そのため親が元気なうちに、遺影を撮影することで、より安心して最期の時間を過ごすことができるでしょう。
親が亡くなる前に終活をしている場合、遺影撮影を済ませていることもあります。
なかには葬儀を済ませてから、遺影が出てきたケースもあるので確認が必要です。
・親が希望する遺影を確認
・スマホやタブレットで撮影
・家族がカメラで撮影
・スナップ写真から加工
・専門業者に撮影や加工を依頼
また専門業者に、写真撮影や画像の加工を依頼するのも一案です。
専門業者では、遺影としてデータを保管するサービスも見受けます。
⑩葬儀社の選定
◇親と終活を進める場合、一緒に葬儀社を決める作業もおすすめです
葬儀業者はそれぞれ演出内容やプランが異なるため、終活を共に進める親子ならば、親が亡くなる前に葬儀プランを確認し、本人が希望する葬儀の形を尊重すると良いでしょう。
●親と一緒に終活を行っている場合
・新しい葬儀の形を理解する
・複数社のプラン内容や金額を比較する
・宗旨宗派など、親のこだわりを確認する
・信頼できる葬儀社の選定
・葬儀後の納骨先など希望を聴く
親が亡くなってから葬儀までの間は、時間が限られており、遺族にとってはタイトなスケジュールになるでしょう。

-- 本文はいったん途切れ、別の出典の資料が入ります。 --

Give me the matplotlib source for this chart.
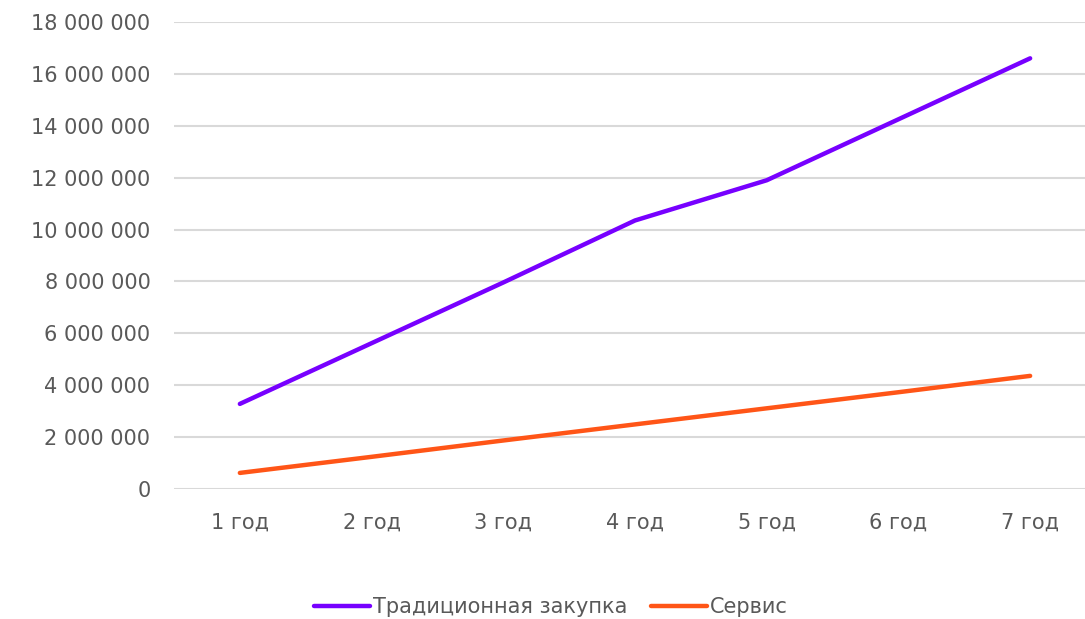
import matplotlib
matplotlib.use("Agg")
import matplotlib.pyplot as plt
from matplotlib.ticker import FuncFormatter, MultipleLocator

categories = ["1 год", "2 год", "3 год", "4 год", "5 год", "6 год", "7 год"]
traditional = [3_280_000, 5_620_000, 7_960_000, 10_350_000, 11_900_000, 14_250_000, 16_600_000]
service = [620_000, 1_240_000, 1_870_000, 2_490_000, 3_110_000, 3_730_000, 4_360_000]
series_names = ["Традиционная закупка", "Сервис"]

plt.rcParams["font.family"] = ["DejaVu Sans"]
text_color = "#595959"

fig = plt.figure(figsize=(10.85, 6.19), dpi=100)
ax = fig.add_axes([174 / 1085, 130 / 619, 922 / 1085, 467 / 619])

x = range(len(categories))
ax.plot(x, traditional, color="#7700FF", lw=3.2, solid_capstyle="round", label=series_names[0])
ax.plot(x, service, color="#FF5517", lw=3.2, solid_capstyle="round", label=series_names[1])

ax.set_xlim(-0.5, len(categories) - 0.5)
ax.set_ylim(0, 18_000_000)
ax.yaxis.set_major_locator(MultipleLocator(2_000_000))
ax.yaxis.set_major_formatter(FuncFormatter(lambda v, _: f"{int(v):,}".replace(",", " ")))
ax.set_xticks(list(x))
ax.set_xticklabels(categories)

ax.grid(axis="y", color="#D9D9D9", lw=1.5)
ax.set_axisbelow(True)
for s in ax.spines.values():
    s.set_visible(False)
ax.tick_params(axis="both", length=0, labelsize=15, labelcolor=text_color)
ax.tick_params(axis="y", pad=17)
ax.tick_params(axis="x", pad=17)

fig.legend(loc="center", bbox_to_anchor=(551 / 1085, 1 - 607 / 619), ncol=2, frameon=False,
           fontsize=15, labelcolor=text_color, handlelength=2.7, handletextpad=0.15,
           columnspacing=1.1)

fig.savefig("out.png", dpi=100)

そのため残された家族にとっても、具体的にどの業者に依頼するかの見当が付くので、いざと言う時に慌てずに済みます。
まとめ:親が亡くなる前に、一緒に終活を進めてみましょう
昔は人の死について語ることはタブーとされる風潮がありました。
けれども高齢化の現代、親が自分で積極的に終活を進める時代です。
本人が望むならば、親が亡くなる前に一緒に終活を手伝うことで、本人が希望する供養の形や相続が実現します。
また親の気持ちを知りながら相続準備ができるため、相続トラブルもより少なくなるでしょう。